**JOB:**
Return all entries precisely as they stand, without the images.

• • • •

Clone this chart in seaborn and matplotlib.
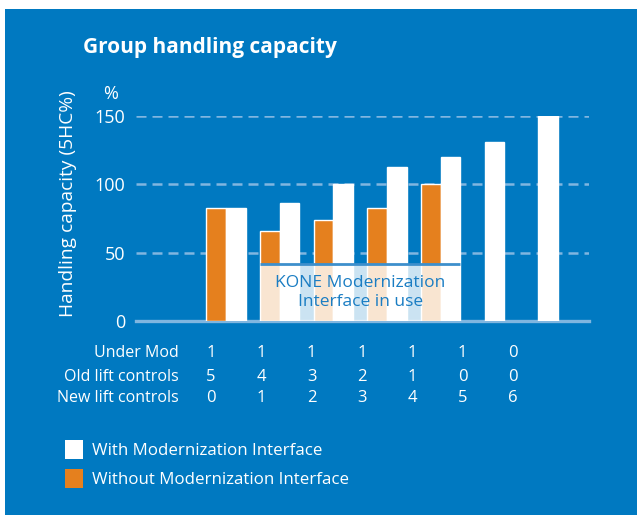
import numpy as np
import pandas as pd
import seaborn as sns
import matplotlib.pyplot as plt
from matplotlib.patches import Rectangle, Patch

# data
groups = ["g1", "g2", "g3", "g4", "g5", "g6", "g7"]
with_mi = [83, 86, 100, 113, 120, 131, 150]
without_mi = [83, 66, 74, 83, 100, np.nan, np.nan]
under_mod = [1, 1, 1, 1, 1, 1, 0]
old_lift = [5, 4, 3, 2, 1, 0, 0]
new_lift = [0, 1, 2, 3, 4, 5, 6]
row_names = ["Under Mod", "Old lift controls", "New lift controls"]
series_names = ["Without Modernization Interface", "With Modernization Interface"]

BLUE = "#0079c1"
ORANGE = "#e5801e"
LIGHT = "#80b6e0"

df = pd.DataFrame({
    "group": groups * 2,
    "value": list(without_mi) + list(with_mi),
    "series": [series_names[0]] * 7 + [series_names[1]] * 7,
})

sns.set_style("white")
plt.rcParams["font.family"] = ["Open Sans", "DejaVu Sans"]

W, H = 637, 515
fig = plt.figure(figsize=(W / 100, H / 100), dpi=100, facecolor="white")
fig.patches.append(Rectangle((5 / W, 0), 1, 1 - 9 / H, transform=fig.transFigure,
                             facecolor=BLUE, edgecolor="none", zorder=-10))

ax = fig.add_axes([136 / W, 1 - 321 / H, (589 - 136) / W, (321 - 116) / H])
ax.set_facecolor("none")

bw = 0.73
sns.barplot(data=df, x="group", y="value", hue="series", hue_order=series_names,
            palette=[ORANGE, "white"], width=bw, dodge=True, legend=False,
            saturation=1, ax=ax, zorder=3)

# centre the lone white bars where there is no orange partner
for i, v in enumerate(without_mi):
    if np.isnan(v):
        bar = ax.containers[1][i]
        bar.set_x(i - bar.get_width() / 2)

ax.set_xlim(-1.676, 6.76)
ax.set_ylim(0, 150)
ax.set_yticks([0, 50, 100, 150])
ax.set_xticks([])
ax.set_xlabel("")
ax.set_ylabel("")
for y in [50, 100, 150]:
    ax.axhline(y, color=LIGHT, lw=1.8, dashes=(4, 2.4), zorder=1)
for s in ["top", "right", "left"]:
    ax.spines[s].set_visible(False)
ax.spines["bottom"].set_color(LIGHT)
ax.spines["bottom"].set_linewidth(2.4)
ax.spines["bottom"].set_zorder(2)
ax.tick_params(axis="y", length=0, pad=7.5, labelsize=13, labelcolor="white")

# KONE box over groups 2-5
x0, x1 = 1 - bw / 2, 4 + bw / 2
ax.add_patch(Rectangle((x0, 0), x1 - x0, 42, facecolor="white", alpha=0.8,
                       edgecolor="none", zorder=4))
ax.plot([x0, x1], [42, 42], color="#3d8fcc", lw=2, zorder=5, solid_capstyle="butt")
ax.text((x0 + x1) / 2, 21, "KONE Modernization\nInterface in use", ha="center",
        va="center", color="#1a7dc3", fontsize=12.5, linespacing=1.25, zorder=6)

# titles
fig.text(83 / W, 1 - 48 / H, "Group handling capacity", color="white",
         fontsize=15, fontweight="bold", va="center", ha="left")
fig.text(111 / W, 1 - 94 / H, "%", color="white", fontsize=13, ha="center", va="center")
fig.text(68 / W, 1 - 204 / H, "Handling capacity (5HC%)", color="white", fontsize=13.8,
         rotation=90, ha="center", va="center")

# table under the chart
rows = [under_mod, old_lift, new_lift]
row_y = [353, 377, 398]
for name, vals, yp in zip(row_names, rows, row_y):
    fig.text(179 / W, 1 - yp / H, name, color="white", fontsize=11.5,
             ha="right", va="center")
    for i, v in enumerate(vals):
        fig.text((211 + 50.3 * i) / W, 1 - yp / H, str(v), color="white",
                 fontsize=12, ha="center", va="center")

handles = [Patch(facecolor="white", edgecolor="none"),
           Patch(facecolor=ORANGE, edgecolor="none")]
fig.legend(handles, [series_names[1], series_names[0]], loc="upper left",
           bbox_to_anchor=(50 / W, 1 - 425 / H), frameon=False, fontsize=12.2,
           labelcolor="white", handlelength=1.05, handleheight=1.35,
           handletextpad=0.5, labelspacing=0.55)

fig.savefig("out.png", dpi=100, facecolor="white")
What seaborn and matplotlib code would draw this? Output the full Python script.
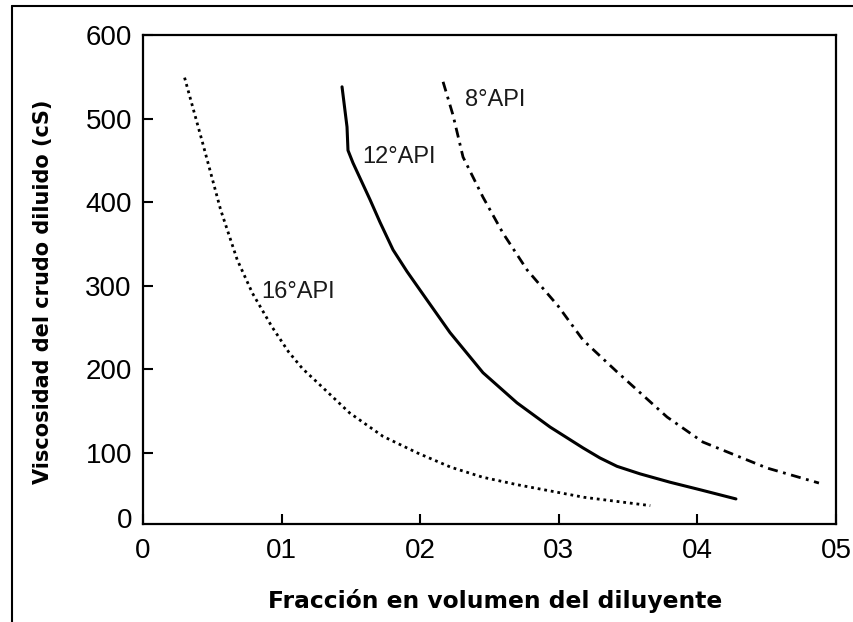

• • • •

**REPLY:**
Clone this chart in seaborn and matplotlib.
import numpy as np
import pandas as pd
import seaborn as sns
import matplotlib.pyplot as plt
from matplotlib.patches import Rectangle, Patch

# data
groups = ["g1", "g2", "g3", "g4", "g5", "g6", "g7"]
with_mi = [83, 86, 100, 113, 120, 131, 150]
without_mi = [83, 66, 74, 83, 100, np.nan, np.nan]
under_mod = [1, 1, 1, 1, 1, 1, 0]
old_lift = [5, 4, 3, 2, 1, 0, 0]
new_lift = [0, 1, 2, 3, 4, 5, 6]
row_names = ["Under Mod", "Old lift controls", "New lift controls"]
series_names = ["Without Modernization Interface", "With Modernization Interface"]

BLUE = "#0079c1"
ORANGE = "#e5801e"
LIGHT = "#80b6e0"

df = pd.DataFrame({
    "group": groups * 2,
    "value": list(without_mi) + list(with_mi),
    "series": [series_names[0]] * 7 + [series_names[1]] * 7,
})

sns.set_style("white")
plt.rcParams["font.family"] = ["Open Sans", "DejaVu Sans"]

W, H = 637, 515
fig = plt.figure(figsize=(W / 100, H / 100), dpi=100, facecolor="white")
fig.patches.append(Rectangle((5 / W, 0), 1, 1 - 9 / H, transform=fig.transFigure,
                             facecolor=BLUE, edgecolor="none", zorder=-10))

ax = fig.add_axes([136 / W, 1 - 321 / H, (589 - 136) / W, (321 - 116) / H])
ax.set_facecolor("none")

bw = 0.73
sns.barplot(data=df, x="group", y="value", hue="series", hue_order=series_names,
            palette=[ORANGE, "white"], width=bw, dodge=True, legend=False,
            saturation=1, ax=ax, zorder=3)

# centre the lone white bars where there is no orange partner
for i, v in enumerate(without_mi):
    if np.isnan(v):
        bar = ax.containers[1][i]
        bar.set_x(i - bar.get_width() / 2)

ax.set_xlim(-1.676, 6.76)
ax.set_ylim(0, 150)
ax.set_yticks([0, 50, 100, 150])
ax.set_xticks([])
ax.set_xlabel("")
ax.set_ylabel("")
for y in [50, 100, 150]:
    ax.axhline(y, color=LIGHT, lw=1.8, dashes=(4, 2.4), zorder=1)
for s in ["top", "right", "left"]:
    ax.spines[s].set_visible(False)
ax.spines["bottom"].set_color(LIGHT)
ax.spines["bottom"].set_linewidth(2.4)
ax.spines["bottom"].set_zorder(2)
ax.tick_params(axis="y", length=0, pad=7.5, labelsize=13, labelcolor="white")

# KONE box over groups 2-5
x0, x1 = 1 - bw / 2, 4 + bw / 2
ax.add_patch(Rectangle((x0, 0), x1 - x0, 42, facecolor="white", alpha=0.8,
                       edgecolor="none", zorder=4))
ax.plot([x0, x1], [42, 42], color="#3d8fcc", lw=2, zorder=5, solid_capstyle="butt")
ax.text((x0 + x1) / 2, 21, "KONE Modernization\nInterface in use", ha="center",
        va="center", color="#1a7dc3", fontsize=12.5, linespacing=1.25, zorder=6)

# titles
fig.text(83 / W, 1 - 48 / H, "Group handling capacity", color="white",
         fontsize=15, fontweight="bold", va="center", ha="left")
fig.text(111 / W, 1 - 94 / H, "%", color="white", fontsize=13, ha="center", va="center")
fig.text(68 / W, 1 - 204 / H, "Handling capacity (5HC%)", color="white", fontsize=13.8,
         rotation=90, ha="center", va="center")

# table under the chart
rows = [under_mod, old_lift, new_lift]
row_y = [353, 377, 398]
for name, vals, yp in zip(row_names, rows, row_y):
    fig.text(179 / W, 1 - yp / H, name, color="white", fontsize=11.5,
             ha="right", va="center")
    for i, v in enumerate(vals):
        fig.text((211 + 50.3 * i) / W, 1 - yp / H, str(v), color="white",
                 fontsize=12, ha="center", va="center")

handles = [Patch(facecolor="white", edgecolor="none"),
           Patch(facecolor=ORANGE, edgecolor="none")]
fig.legend(handles, [series_names[1], series_names[0]], loc="upper left",
           bbox_to_anchor=(50 / W, 1 - 425 / H), frameon=False, fontsize=12.2,
           labelcolor="white", handlelength=1.05, handleheight=1.35,
           handletextpad=0.5, labelspacing=0.55)

fig.savefig("out.png", dpi=100, facecolor="white")
What seaborn and matplotlib code would draw this? Output the full Python script.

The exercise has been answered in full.